[start SUPPLIED RECORDS]
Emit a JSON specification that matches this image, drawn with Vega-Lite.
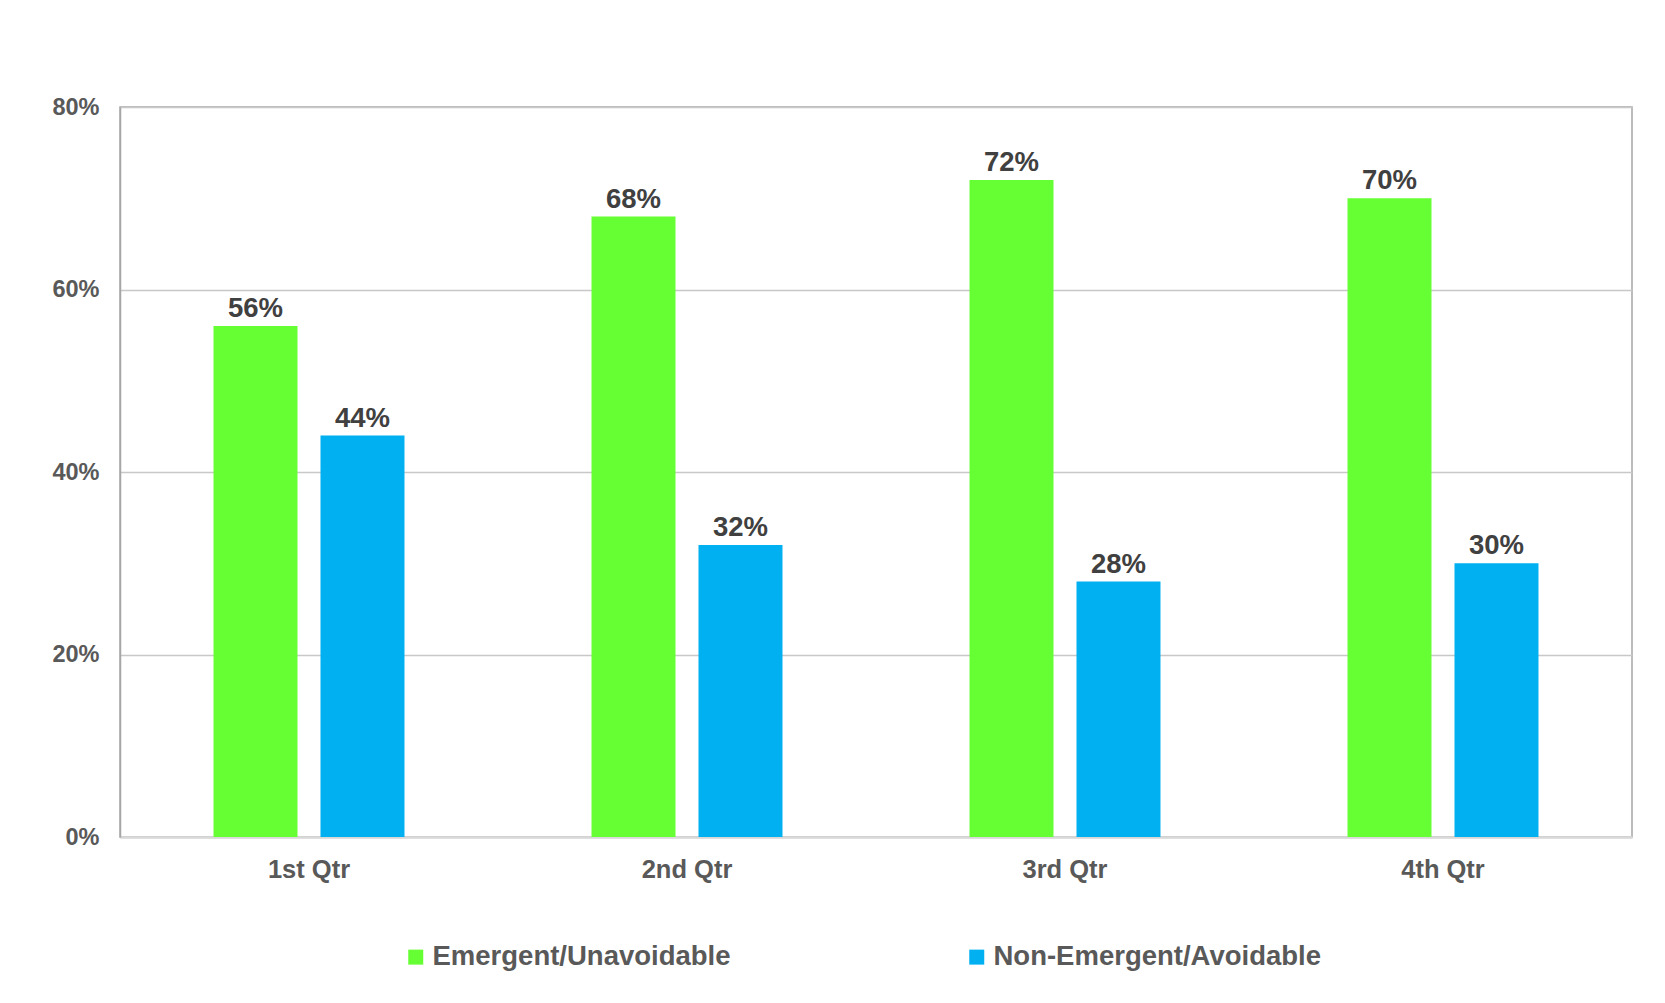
{
  "$schema": "https://vega.github.io/schema/vega-lite/v6.json",
  "width": 1512,
  "height": 730,
  "autosize": {"type": "none"},
  "padding": {"left": 120, "top": 107, "right": 33, "bottom": 166},
  "background": "white",
  "config": {
    "font": "Liberation Sans",
    "view": {"stroke": "#A6A6A6", "strokeWidth": 1.5}
  },
  "data": {
    "values": [
      {"quarter": "1st Qtr", "series": "Emergent/Unavoidable", "value": 0.56},
      {"quarter": "1st Qtr", "series": "Non-Emergent/Avoidable", "value": 0.44},
      {"quarter": "2nd Qtr", "series": "Emergent/Unavoidable", "value": 0.68},
      {"quarter": "2nd Qtr", "series": "Non-Emergent/Avoidable", "value": 0.32},
      {"quarter": "3rd Qtr", "series": "Emergent/Unavoidable", "value": 0.72},
      {"quarter": "3rd Qtr", "series": "Non-Emergent/Avoidable", "value": 0.28},
      {"quarter": "4th Qtr", "series": "Emergent/Unavoidable", "value": 0.70},
      {"quarter": "4th Qtr", "series": "Non-Emergent/Avoidable", "value": 0.30}
    ]
  },
  "encoding": {
    "x": {
      "field": "quarter", "type": "nominal", "sort": null,
      "scale": {"paddingInner": 0, "paddingOuter": 0},
      "axis": {
        "title": null, "labelAngle": 0, "ticks": false,
        "labelFont": "Liberation Sans", "labelFontWeight": "bold", "labelFontSize": 25.5,
        "labelColor": "#595959", "labelPadding": 20,
        "domainColor": "#D9D9D9", "domainWidth": 2.5
      }
    },
    "xOffset": {
      "field": "series", "type": "nominal",
      "scale": {"paddingInner": 0.215, "paddingOuter": 0.874}
    },
    "y": {
      "field": "value", "type": "quantitative",
      "scale": {"domain": [0, 0.8], "nice": false},
      "axis": {
        "title": null, "values": [0, 0.2, 0.4, 0.6, 0.8], "format": ".0%",
        "ticks": false, "labelPadding": 21,
        "labelFont": "Liberation Sans", "labelFontWeight": "bold", "labelFontSize": 23.5,
        "labelColor": "#595959",
        "domainColor": "#A6A6A6", "domainWidth": 1.5,
        "gridColor": "#C8C8C8", "gridWidth": 1.5
      }
    }
  },
  "layer": [
    {
      "mark": {"type": "bar"},
      "encoding": {
        "color": {
          "field": "series", "type": "nominal",
          "scale": {"domain": ["Emergent/Unavoidable", "Non-Emergent/Avoidable"], "range": ["#66FF33", "#00B0F0"]},
          "legend": {
            "title": null, "orient": "none", "direction": "horizontal",
            "legendX": 282, "legendY": 836,
            "symbolType": "square", "symbolSize": 225, "symbolStrokeWidth": 0,
            "labelFont": "Liberation Sans", "labelFontWeight": "bold", "labelFontSize": 27.5,
            "labelColor": "#595959", "labelOffset": 3, "columnPadding": 232,
            "labelLimit": 500
          }
        }
      }
    },
    {
      "mark": {"type": "text", "baseline": "bottom", "dy": -3, "font": "Liberation Sans", "fontWeight": "bold", "fontSize": 27.5, "color": "#404040"},
      "encoding": {
        "text": {"field": "value", "type": "quantitative", "format": ".0%"}
      }
    }
  ]
}
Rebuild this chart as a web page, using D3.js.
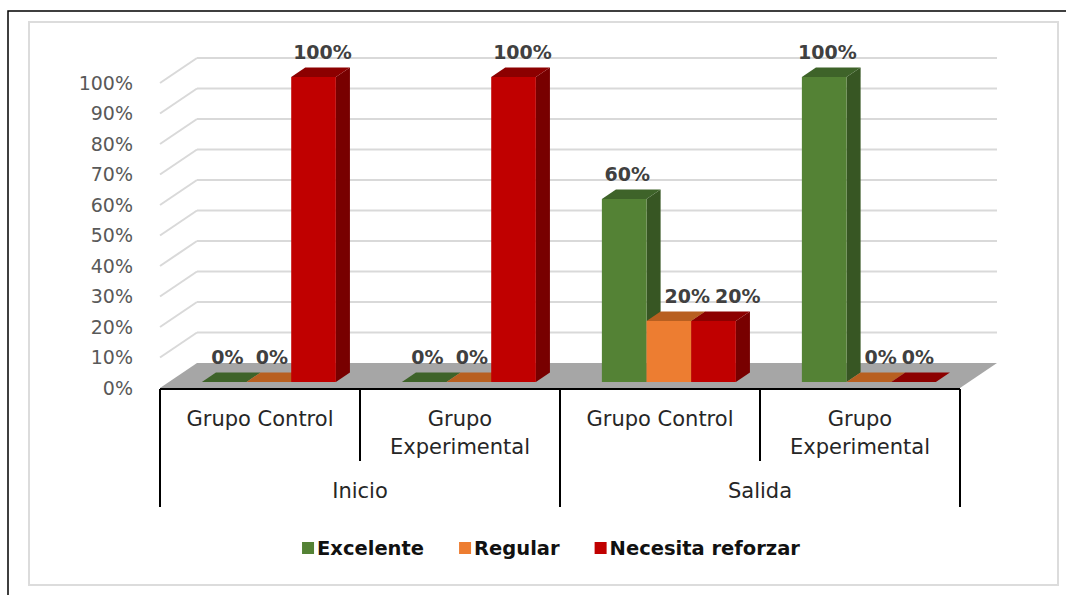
<!DOCTYPE html>
<html>
<head>
<meta charset="utf-8">
<script src="https://cdn.jsdelivr.net/npm/d3@7"></script>
<style>
  html, body { margin: 0; padding: 0; background: #fff; }
  svg { display: block; font-family: "DejaVu Sans", sans-serif; }
</style>
</head>
<body>
<svg id="chart" width="1066" height="595"></svg>
<script>
// data
const categories = ["Grupo Control", "Grupo Experimental", "Grupo Control", "Grupo Experimental"];
const periods = ["Inicio", "Salida"];
const seriesNames = ["Excelente", "Regular", "Necesita reforzar"];
const excelente = [0, 0, 0.6, 1];
const regular = [0, 0, 0.2, 0];
const necesita = [1, 1, 0.2, 0];
const yTicks = [0, 0.1, 0.2, 0.3, 0.4, 0.5, 0.6, 0.7, 0.8, 0.9, 1];

const seriesValues = [excelente, regular, necesita];
const COLORS = [
    {front: "#548235", side: "#375623", top: "#3e6329"},
    {front: "#ed7d31", side: "#a9541b", top: "#b85f20"},
    {front: "#c00000", side: "#780000", top: "#8c0000"}
];

// 3d box depth
const DX = 37, DY = 25;
const Z0 = 0.24, Z1 = 0.62;

const svg = d3.select("#chart");

// frames
svg.append("path")
    .attr("d", "M8,595V11H1066")
    .attr("fill", "none")
    .attr("stroke", "#000")
    .attr("stroke-width", 1.5);
svg.append("rect")
    .attr("x", 29).attr("y", 22)
    .attr("width", 1029).attr("height", 563)
    .attr("fill", "none")
    .attr("stroke", "#dcdcdc")
    .attr("stroke-width", 2);

const x0 = d3.scaleBand()
    .domain(d3.range(categories.length))
    .range([160, 960]);
const x1 = d3.scaleBand()
    .domain(d3.range(seriesNames.length))
    .range([33, 167]);
const y = d3.scaleLinear()
    .domain([0, 1])
    .range([388, 83]);

function proj(px, v, z) {
    return [px + z * DX, y(v) - z * DY];
}

// back wall and side wall grid
const grid = svg.append("g").attr("class", "grid");
grid.selectAll("line.back")
    .data(yTicks.filter(d => d > 0))
    .join("line")
    .attr("class", "back")
    .attr("x1", 160 + DX).attr("x2", 960 + DX)
    .attr("y1", d => y(d) - DY).attr("y2", d => y(d) - DY)
    .attr("stroke", "#d9d9d9").attr("stroke-width", 2);
grid.selectAll("line.side")
    .data(yTicks.filter(d => d > 0))
    .join("line")
    .attr("class", "side")
    .attr("x1", 160).attr("x2", 160 + DX)
    .attr("y1", d => y(d)).attr("y2", d => y(d) - DY)
    .attr("stroke", "#d9d9d9").attr("stroke-width", 2);

// floor
const floorPts = [proj(160, 0, 0), proj(960, 0, 0), proj(960, 0, 1), proj(160, 0, 1)];
svg.append("polygon")
    .attr("points", floorPts.map(p => p.join(",")).join(" "))
    .attr("fill", "#a6a6a6");

// y axis
const yAxis = d3.axisLeft(y)
    .tickValues(yTicks)
    .tickFormat(d3.format(".0%"))
    .tickSize(0)
    .tickPadding(27);
svg.append("g")
    .attr("transform", "translate(160,0)")
    .call(yAxis)
    .call(g => g.select(".domain").remove())
    .call(g => g.selectAll("text")
        .attr("fill", "#595959")
        .style("font-family", "DejaVu Sans")
        .style("font-size", "19px"));

// bars
const bars = svg.append("g").attr("class", "bars");
const poly = pts => pts.map(p => p.join(",")).join(" ");

categories.forEach((cat, i) => {
    seriesNames.forEach((s, j) => {
        const v = seriesValues[j][i];
        const xa = x0(i) + x1(j);
        const xb = xa + x1.bandwidth();
        const c = COLORS[j];
        const g = bars.append("g");
        if (v > 0) {
            g.append("polygon")
                .attr("points", poly([proj(xb, 0, Z0), proj(xb, v, Z0), proj(xb, v, Z1), proj(xb, 0, Z1)]))
                .attr("fill", c.side);
        }
        g.append("polygon")
            .attr("points", poly([proj(xa, v, Z0), proj(xb, v, Z0), proj(xb, v, Z1), proj(xa, v, Z1)]))
            .attr("fill", c.top);
        if (v > 0) {
            g.append("polygon")
                .attr("points", poly([proj(xa, 0, Z0), proj(xb, 0, Z0), proj(xb, v, Z0), proj(xa, v, Z0)]))
                .attr("fill", c.front);
        }
    });
});

// data labels, pushed right when they would sit on a taller neighbour's side
const labels = svg.append("g").attr("class", "labels");
categories.forEach((cat, i) => {
    let prevRight = -Infinity;
    seriesNames.forEach((s, j) => {
        const v = seriesValues[j][i];
        const cx = x0(i) + x1(j) + x1.bandwidth() / 2;
        const p = proj(cx, v, Z1);
        const t = labels.append("text")
            .attr("y", p[1] - 9)
            .attr("text-anchor", "start")
            .attr("fill", "#404040")
            .style("font-size", "19px")
            .style("font-weight", "bold")
            .text(d3.format(".0%")(v));
        const w = t.node().getComputedTextLength();
        let left = cx + 12 - w / 2;
        if (j > 0) {
            const pv = seriesValues[j - 1][i];
            if (pv > v) {
                const sideRight = x0(i) + x1(j - 1) + x1.bandwidth() + Z1 * DX;
                left = Math.max(left, sideRight + 4);
            }
        }
        left = Math.max(left, prevRight + 5);
        t.attr("x", left);
        prevRight = left + w;
    });
});

// category table
const table = svg.append("g").attr("class", "cat-axis")
    .attr("stroke", "#000").attr("stroke-width", 2);
table.append("line")
    .attr("x1", 160).attr("x2", 960).attr("y1", 389).attr("y2", 389);
d3.range(categories.length + 1).forEach(k => {
    const xx = k < categories.length ? x0(k) : x0.range()[1];
    const full = k % 2 === 0;
    table.append("line")
        .attr("x1", xx).attr("x2", xx)
        .attr("y1", 389).attr("y2", full ? 507 : 461);
});

const catText = svg.append("g").attr("fill", "#262626")
    .style("font-size", "21px").attr("text-anchor", "middle");
categories.forEach((cat, i) => {
    const t = catText.append("text")
        .attr("x", x0(i) + x0.bandwidth() / 2)
        .attr("y", 426);
    t.text(cat);
    if (t.node().getComputedTextLength() > x0.bandwidth() - 10) {
        const words = cat.split(" ");
        t.text(null);
        words.forEach((w, k) => {
            t.append("tspan")
                .attr("x", x0(i) + x0.bandwidth() / 2)
                .attr("dy", k === 0 ? 0 : 28)
                .text(w);
        });
    }
});
periods.forEach((p, k) => {
    catText.append("text")
        .attr("x", x0(k * 2) + x0.bandwidth())
        .attr("y", 498)
        .text(p);
});

// legend
const legend = svg.append("g").attr("class", "legend");
let lx = 0;
const items = [];
seriesNames.forEach((s, j) => {
    const it = legend.append("g");
    it.append("rect")
        .attr("width", 12).attr("height", 12)
        .attr("y", -6)
        .attr("fill", COLORS[j].front);
    const tx = it.append("text")
        .attr("x", 15).attr("y", 7)
        .attr("fill", "#111")
        .style("font-size", "19.5px")
        .style("font-weight", "bold")
        .text(s);
    items.push({g: it, w: 15 + tx.node().getComputedTextLength()});
});
const GAP = 35;
items.forEach(it => {
    it.g.attr("transform", `translate(${lx},0)`);
    lx += it.w + GAP;
});
lx -= GAP;
legend.attr("transform", `translate(${551 - lx / 2},548)`);
</script>
</body>
</html>
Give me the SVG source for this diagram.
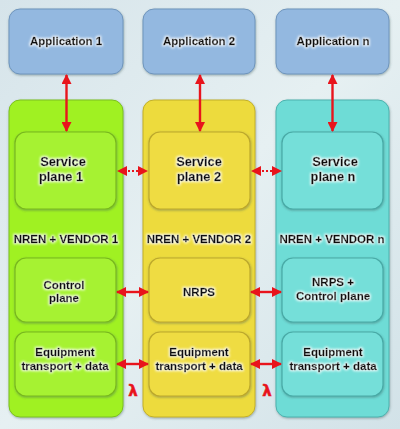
<svg xmlns="http://www.w3.org/2000/svg" width="400" height="429" viewBox="0 0 400 429">
<defs>
<linearGradient id="bg" x1="0" y1="0" x2="1" y2="1">
<stop offset="0" stop-color="#d6e4ea"/>
<stop offset="0.5" stop-color="#e6f0f2"/>
<stop offset="1" stop-color="#d2e2e8"/>
</linearGradient>
<filter id="shadow" x="-10%" y="-10%" width="120%" height="120%">
<feDropShadow dx="0.5" dy="1" stdDeviation="1" flood-color="#3a5a5a" flood-opacity="0.45"/>
</filter>
<filter id="glow" x="-10%" y="-30%" width="120%" height="160%">
<feMorphology in="SourceAlpha" operator="dilate" radius="1" result="d"/>
<feGaussianBlur in="d" stdDeviation="1" result="b"/>
<feFlood flood-color="#ffffff" flood-opacity="0.85"/>
<feComposite in2="b" operator="in" result="w"/>
<feMerge><feMergeNode in="w"/><feMergeNode in="SourceGraphic"/></feMerge>
</filter>
<marker id="ah" viewBox="0 0 10 10" refX="9" refY="5" markerWidth="11" markerHeight="10" markerUnits="userSpaceOnUse" orient="auto-start-reverse">
<path d="M0,0 L10,5 L0,10 Z" fill="#e8141c"/>
</marker>
</defs>
<style>
.app{fill:#93b8e0;stroke:#6f95bc;stroke-width:1}
.colg{fill:#a0f124;stroke:#7cc01c;stroke-width:1}
.coly{fill:#eddb3c;stroke:#c2b02a;stroke-width:1}
.colc{fill:#6edcd6;stroke:#4cb2ae;stroke-width:1}
.ing{fill:#a6f232;stroke:#78b81c;stroke-width:1.2}
.iny{fill:#efdc42;stroke:#bca82a;stroke-width:1.2}
.inc{fill:#74dfd9;stroke:#48aaa6;stroke-width:1.2}
text{font-family:"Liberation Sans",Arial,sans-serif;font-weight:bold;font-size:11.5px;fill:#111;stroke:#111;stroke-width:0.35;text-anchor:middle}
.sp{font-size:12.8px}
.lam{fill:#e8141c;stroke:#e8141c;stroke-width:0.5;font-size:15px;font-family:"DejaVu Sans",sans-serif}
.arr{stroke:#e8141c;stroke-width:2.4;fill:none;marker-start:url(#ah);marker-end:url(#ah)}
.dot{stroke:#e8141c;stroke-width:2.2;fill:none;stroke-dasharray:2 2}
</style>
<rect width="400" height="429" fill="url(#bg)"/>

<g id="app1" filter="url(#shadow)"><rect class="app" x="9" y="9" width="114" height="65" rx="11"/></g>
<g id="app2" filter="url(#shadow)"><rect class="app" x="143" y="9" width="112" height="65" rx="11"/></g>
<g id="appn" filter="url(#shadow)"><rect class="app" x="276" y="9" width="113" height="65" rx="11"/></g>

<g id="col1" filter="url(#shadow)"><rect class="colg" x="9" y="100" width="114" height="317" rx="11"/></g>
<g id="col2" filter="url(#shadow)"><rect class="coly" x="143" y="100" width="112" height="317" rx="11"/></g>
<g id="coln" filter="url(#shadow)"><rect class="colc" x="276" y="100" width="113" height="317" rx="11"/></g>

<g id="sp1" filter="url(#shadow)"><rect class="ing" x="15" y="132" width="101" height="77" rx="11"/></g>
<g id="sp2" filter="url(#shadow)"><rect class="iny" x="149" y="132" width="101" height="77" rx="11"/></g>
<g id="spn" filter="url(#shadow)"><rect class="inc" x="282" y="132" width="101" height="77" rx="11"/></g>

<g id="cp1" filter="url(#shadow)"><rect class="ing" x="15" y="258" width="101" height="64" rx="11"/></g>
<g id="nrps" filter="url(#shadow)"><rect class="iny" x="149" y="258" width="101" height="64" rx="11"/></g>
<g id="cpn" filter="url(#shadow)"><rect class="inc" x="282" y="258" width="101" height="64" rx="11"/></g>

<g id="eq1" filter="url(#shadow)"><rect class="ing" x="15" y="332" width="101" height="64" rx="11"/></g>
<g id="eq2" filter="url(#shadow)"><rect class="iny" x="149" y="332" width="101" height="64" rx="11"/></g>
<g id="eqn" filter="url(#shadow)"><rect class="inc" x="282" y="332" width="101" height="64" rx="11"/></g>

<g id="labels" filter="url(#glow)">
<text x="66" y="45">Application 1</text>
<text x="199" y="45">Application 2</text>
<text x="333" y="45">Application n</text>
<text class="sp" x="63" y="166">Service</text>
<text class="sp" x="61" y="181">plane 1</text>
<text class="sp" x="199" y="166">Service</text>
<text class="sp" x="199" y="181">plane 2</text>
<text class="sp" x="335" y="166">Service</text>
<text class="sp" x="333" y="181">plane n</text>
<text x="66" y="243">NREN + VENDOR 1</text>
<text x="199" y="243">NREN + VENDOR 2</text>
<text x="332" y="243">NREN + VENDOR n</text>
<text x="64" y="289">Control</text>
<text x="64" y="302">plane</text>
<text x="199" y="296">NRPS</text>
<text x="333" y="286">NRPS +</text>
<text x="333" y="300">Control plane</text>
<text x="65" y="356">Equipment</text>
<text x="65" y="370">transport + data</text>
<text x="199" y="356">Equipment</text>
<text x="199" y="370">transport + data</text>
<text x="333" y="356">Equipment</text>
<text x="333" y="370">transport + data</text>
</g>

<g id="connectors">
<line class="arr" x1="66.5" y1="75" x2="66.5" y2="131"/>
<line class="arr" x1="200" y1="75" x2="200" y2="131"/>
<line class="arr" x1="332.5" y1="75" x2="332.5" y2="131"/>
<path d="M117,171 L127,166 L127,176 Z M148,171 L138,166 L138,176 Z" fill="#e8141c"/>
<line class="dot" x1="128" y1="171" x2="138" y2="171"/>
<path d="M251,171 L261,166 L261,176 Z M282,171 L272,166 L272,176 Z" fill="#e8141c"/>
<line class="dot" x1="262" y1="171" x2="272" y2="171"/>
<line class="arr" x1="117" y1="292" x2="148" y2="292"/>
<line class="arr" x1="251" y1="292" x2="281" y2="292"/>
<line class="arr" x1="117" y1="364" x2="148" y2="364"/>
<line class="arr" x1="251" y1="364" x2="281" y2="364"/>
<text class="lam" x="133" y="396">λ</text>
<text class="lam" x="267" y="396">λ</text>
</g>
</svg>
[end SUPPLIED RECORDS]
> WHAT TO WORK ON: Give only the number of lines that include the word "chart".

> ANSWER TO THE PROBLEM: 3